A los diez años huyó de la misión y por un tiempo se dedicó a servir de ayudante en los mercados a cambio de comida; un par de años más tarde pasó a ofrecer su mano de obra de una finca cafetalera a otra. El trabajo era abundante y las pagas eran mejores, pues los granos de café eran llamados oro rojo en esos años.

—Ahora los aventureros vienen por el oro verde de la coca, pero no lo usan así; se lo llevan como polvo blanco.

Me hablaba en un castellano fluido, con una musicalidad muy particular. Me preguntaba si esa música era suya, o si venía del idioma que tuvo, de un idioma extinguido ya en las voces de Erabamba.

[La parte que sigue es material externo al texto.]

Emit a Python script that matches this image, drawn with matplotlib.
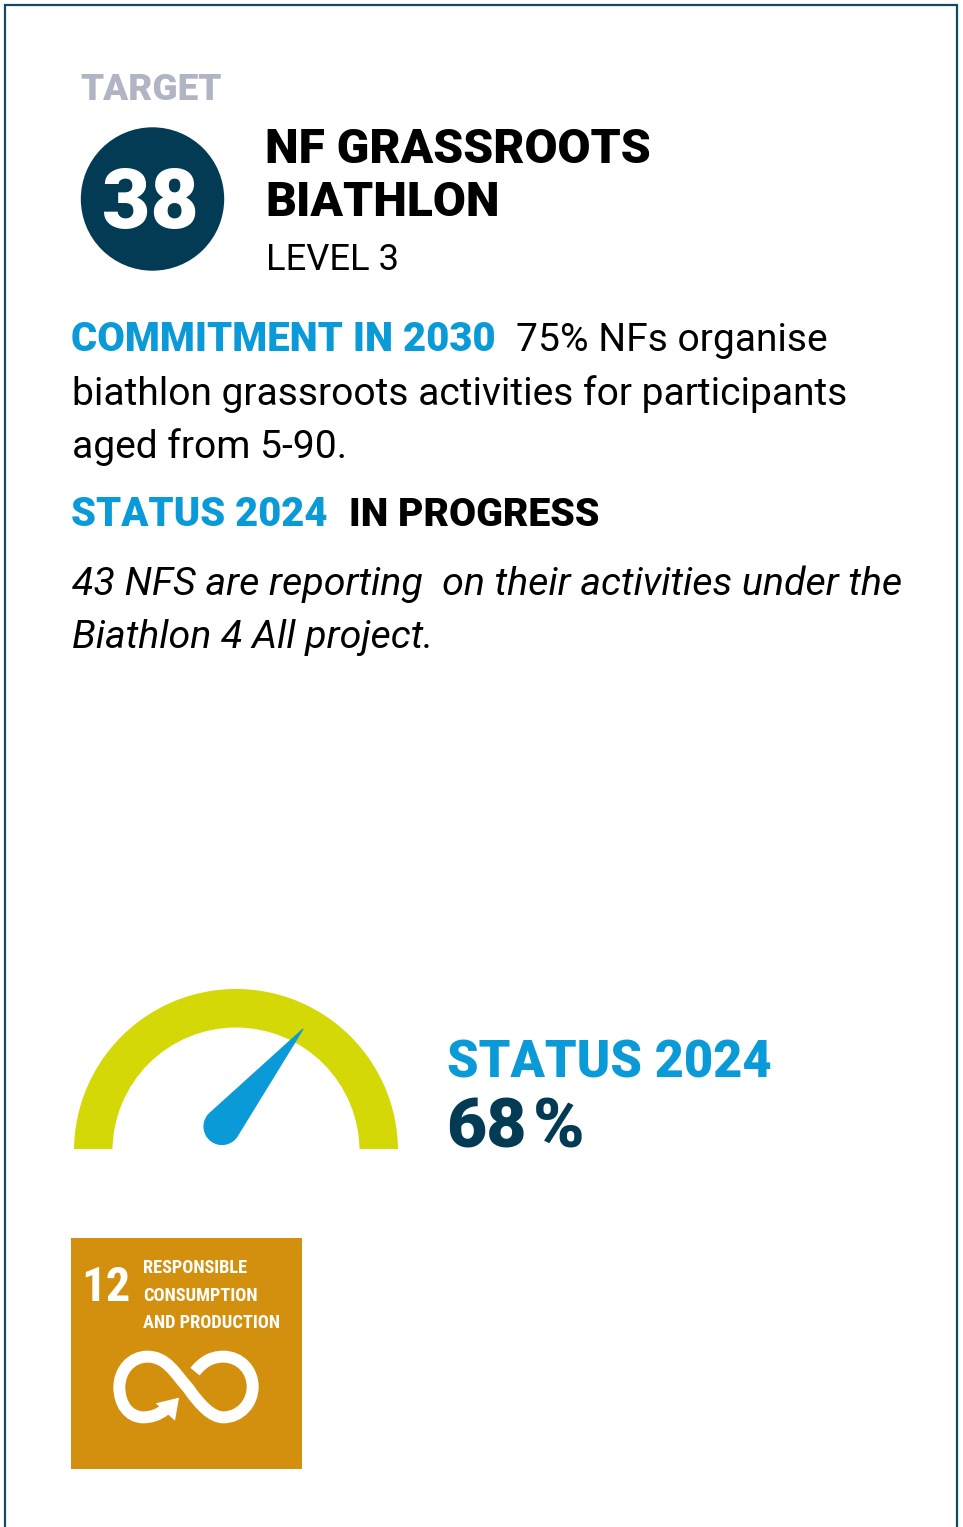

—Pua, Kawa, Sisu, Parana, Kwarashi —repitió con determinación—. Para qué habría guardado yo esas palabras; para qué los Girán habrían llegado de tan lejos; para qué has venido tú desde el Cusco si al final todos se olvidarán de Erabamba, como ya se olvidó el nombre viejo que antes tenía. ¿Para qué?

Empecé a sudar. El café seguía caliente, la temperatura subía y el tiempo para alcanzar mi avioneta a Lima se recortaba.

—¿Para qué? —murmuré. De mi frente, una gota de sudor cayó sobre la mesa. Tomé la servilleta de papel y la borré. Ilana me miraba.

—¿Qué significan esas palabras? —le pregunté.

—Mano, bosque, estrella, río, sol —tradujo, como una cascada.

Las repetí en voz baja. Con una mano podía arrancar estrellas de vidrio incrustadas en el cielo pero no sabía si valía la pena. Con la mano nunca he podido tocar estrellas de verdad. Sisu. Levanté la derecha y no podía siquiera agarrarme al aire fresco que entraba por la ventana.